Today we are going to be looking at a California Title 24 restroom door sign. If you have ever visited or lived in California, you may have noticed two signs to identify restrooms to the public, one on the wall and one on the door. Federal law requires the standard wall-mounted sign, but California also requires a geometric restroom door sign.
The CA Title 24 restroom door sign is strictly meant to be mounted on the door of a restroom. This location has mounted their CA Title 24 restroom door sign on a wall next to the hallway entrance which leads to the restrooms. This is incorrect!
How should the CA Title 24 restroom door sign be mounted?
The CA Title 24 restroom door sign should be:
- Centered horizontally on the door,
- At a height of 58″ minimum and 60″ maximum above the finished floor/ground surface, and
- Must contrast with the door which you are mounting it on.
The wall sign should be located alongside the entry, with tactile text and California spaced, Grade 2 Braille. Optional is a pictogram placed in a 6″ field directly above the copy, and/or an ISA (International Symbol of Accessibility) pictogram, if the restroom is wheelchair accessible.
Why are there different geometric signs?
Each of the geometric shapes has a specific meaning to California and helps provide additional accessibility to people with visual impairments. In addition to contrasting with the door the sign is mounted on, a non-gender specific | single use | family sign (a triangle on a circle), the two shapes must color contrast from one another. This means you need to visually see the difference, similar to the examples below (and another thing wrong with that picture!).
- For Female restrooms the signage must be a circle, 12″ in diameter, and 1/4″ thick;
- For Male restrooms the signage must be a 12″ equilateral triangle, and 1/4″ thick;
- For single use or Family restrooms, the sign must be a 1/4″ thick triangle superimposed on a 1/4″ thick circle that is 12″ in diameter.
The importance of the CA Title 24 restroom door sign is not what is printed on the sign, but the shapes and the meanings which they convey!
How would we make this situation ADA Compliant?
Instead of using a CA Title 24 restroom door sign on the wall, we would want to use one of the wall-mounted restroom signs. Since these signs are usually square or rectangular they can sometimes seem generic. This business may have wanted a sign that would stand out.
Making sure that there is a balance between good design and an ADA compliant sign is the key. There are small and big ways which that can be accomplished.
Important Details About the CA Title 24 Sign
As rules and regulations change, it is important to keep updated with the current standards and requirements. As of 04.24.2019, CA Title 24 restroom door signs require:
- In Part 7 (11B-703.7.2.6.4 ) of the Supplement Significant Changes to the CBC 2016 Edition, there was a modification to how the edges and vertices on geometric symbols of your sign should appear. If you have sharp edges on your sign; that sign is not compliant.

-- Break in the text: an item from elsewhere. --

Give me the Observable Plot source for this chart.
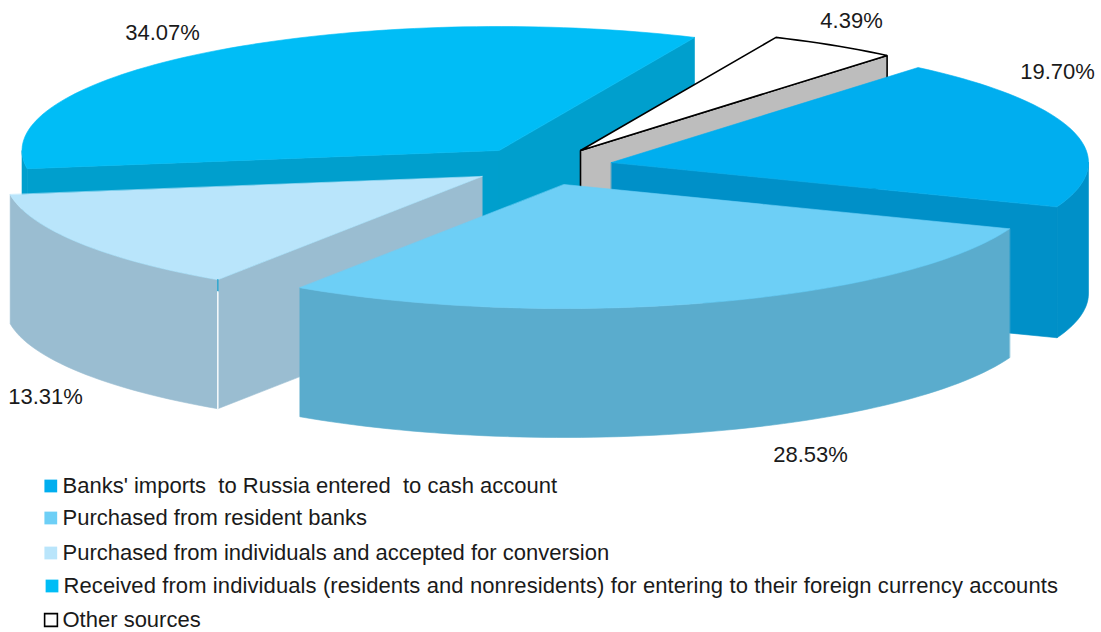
<!DOCTYPE html>
<html><head><meta charset="utf-8">
<script src="https://cdn.jsdelivr.net/npm/d3@7"></script>
<script src="https://cdn.jsdelivr.net/npm/@observablehq/plot@0.6"></script>
<style>html,body{margin:0;padding:0;background:#fff}svg{display:block}</style>
</head><body><div id="chart"></div>
<script>
// Data
const categories = ["Banks' imports  to Russia entered  to cash account","Purchased from resident banks","Purchased from individuals and accepted for conversion","Received from individuals (residents and nonresidents) for entering to their foreign currency accounts","Other sources"];
const values = [19.70,28.53,13.31,34.07,4.39];
const labels = ["19.70%","28.53%","13.31%","34.07%","4.39%"];
const topColors = ["#00aeef","#6dcff6","#b9e5fb","#00bdf6","#ffffff"];
const wallColors = ["#0090c8","#5aaccd","#9abdd1","#009fcd","#bdbdbd"];

// Layout of the exploded 3-D pie
const W = 1101, H = 632;
const rx = 477, ry = 124, startDeg = -50;
const apexX = [611,563.5,481.5,498.5,580], apexY = [162,184,176,150,150];
const depth = [131,129,129,129,129];
const labelX = [1057,810,45,162,851], labelY = [71,454,396,32,20];
const legendY = [485.5,517.5,552.5,585.5,619.5], legendSwatchX = [50.3,50.3,50.3,51.5,50.5], legendTextX = [62,62,62,63,62];
const drawOrder = [3,4,0,2,1];

const rad = d => d*Math.PI/180;
let cum = startDeg;
const slices = values.map((v,i)=>{const s=cum; cum+=v*3.6; return {i,s,e:cum,cx:apexX[i],cy:apexY[i],d:depth[i]};});
const pt = (sl,t,dz=0)=>({x:sl.cx+rx*Math.cos(rad(t)),y:sl.cy+ry*Math.sin(rad(t))+dz});
const arc = (sl,a,b,dz=0)=>{const n=Math.max(2,Math.ceil(Math.abs(b-a)/1.5));return d3.range(n+1).map(k=>pt(sl,a+(b-a)*k/n,dz));};
const centre = (sl,dz=0)=>({x:sl.cx,y:sl.cy+dz});
const shape = (pts,fill,stroke="none",sw=0)=>Plot.line(pts,{x:"x",y:"y",fill,stroke:stroke==="none"?fill:stroke,strokeWidth:stroke==="none"?0.6:sw,curve:"linear-closed",strokeLinejoin:"miter"});
const wall = (a,sl)=>[...a,...a.map(p=>({x:p.x,y:p.y+sl.d})).reverse()];

const pieMarks = [];
for (const i of drawOrder){
  const sl=slices[i], fill=wallColors[i], isOther=i===4;
  const stroke=isOther?"#000":"none", sw=isOther?1.6:0;
  // radial side faces that look towards the viewer
  const faces = {0:[sl.e],1:[],2:[sl.s],3:[sl.s,sl.e],4:[sl.e]}[i];
  for (const t of faces) pieMarks.push(shape(wall([centre(sl),pt(sl,t)],sl),fill,stroke,sw));
  // outer rim, front half only
  const a=Math.max(sl.s,0), b=Math.min(sl.e,180);
  if (b>a){pieMarks.push(shape(wall(arc(sl,a,b),sl),fill));}
  // top face
  pieMarks.push(shape([centre(sl),...arc(sl,sl.s,sl.e)],topColors[i],stroke,sw));
  if (i===2){
    const c=pt(sl,sl.s);
    pieMarks.push(Plot.line([{x:c.x,y:c.y},{x:c.x,y:c.y+12}],{x:"x",y:"y",stroke:"#2aa5cf",strokeWidth:1.4}));
    pieMarks.push(Plot.line([{x:c.x,y:c.y+12},{x:c.x,y:c.y+sl.d}],{x:"x",y:"y",stroke:"#fff",strokeWidth:1.4}));
  }
}

const font = "'Liberation Sans', Arial, sans-serif";
const labelRows = labels.map((t,i)=>({t,x:labelX[i],y:labelY[i]}));
const legendRows = categories.map((t,i)=>({t,i,y:legendY[i],sx:legendSwatchX[i],tx:legendTextX[i]}));
const chart = Plot.plot({
  width:W,height:H,margin:0,
  style:{background:"#fff",fontFamily:font},
  x:{domain:[0,W],range:[0,W],axis:null},
  y:{domain:[0,H],range:[0,H],axis:null},
  color:{type:"identity"},
  marks:[
    ...pieMarks,
    Plot.text(labelRows,{x:"x",y:"y",text:"t",fontSize:22,fill:"#1a1a1a",fontFamily:font}),
    Plot.dot(legendRows,{x:"sx",y:"y",symbol:"square",r:7.2,
      fill:d=>topColors[d.i],stroke:d=>d.i===4?"#000":topColors[d.i],strokeWidth:d=>d.i===4?1.6:0}),
    Plot.text(legendRows,{x:"tx",y:"y",text:"t",textAnchor:"start",fontSize:22,fill:"#1a1a1a",fontFamily:font})
  ]
});
d3.select(chart).selectAll("text").filter(function(){return this.textContent===categories[3];}).style("letter-spacing","0.1px");
document.getElementById("chart").appendChild(chart);
</script></body></html>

- Edges shall be eased or rounded at 1/16″ (1.59 mm) minimum, or chamfered at 1/8″ (3.2 mm) maximum.
- Vertices shall have a radius between 1/8″ (3.2 mm) minimum and 1/4″ (6.4 mm) maximum.
- The CA Title 24 restroom door sign does not require Grade 2 Braille nor tactile graphics, but we allow the option to include Braille and tactile characters on your sign if you or your inspector wants them.
Making sure you are using the right sign is very important when it comes to making a business ADA compliant.Asking questions from the company which you purchase the signs and/or from your local inspectors can make a difference when it comes to passing your inspection!